Brookner emphasized that the Level 2 designation is based on a measure of the school's success in closing the achievement gap between low-performing and high-performing pupils in two categories: general population and "high needs" students.
 
"We're a very high achieving school, and our percentile ranking is the highest in the county, but we're Level 2," Brookner said.
 
She pointed to specific areas of achievement like last year's third grade, where 93 percent of WES pupils scored proficient or higher on the MCAS math test.
 
The area where the school fell short was in the progress shown by high needs children.
 
The commonwealth defines high needs pupils as those from low-income families, English language learners and students with disabilities. DESE requires schools to hit a target of 75 on its Progress and Performance Index scale for both general population and high needs pupils in order to achieve Level 1 designation.
 
Last year, the general population easily cleared that hurdle with a score of 84 on the PPI scale, but it fell short in serving the high-needs group, which scored a 69, six points short of the target.
 
"That's an increase of 13 points from last year, which is tremendous," Brookner said. "From the year before, we're 19 points higher.
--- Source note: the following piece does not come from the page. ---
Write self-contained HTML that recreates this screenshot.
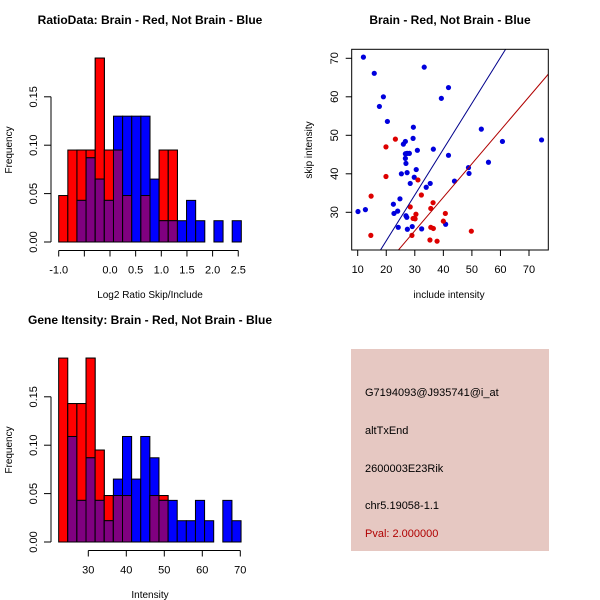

I feel really proud about that.
 
"I'm really confident we're going to be Level 1 next year."
 
Brookner and Ellis discussed with the committee specific steps the school has taken and which the committee has supported financially to address the achievement gap. Those measures include the addition of another reading specialist, the use of a consultant to look at the school's math program and an after-school tutoring program in partnership with the Williamstown Youth Center, which two years ago opened a new facility on the school's campus.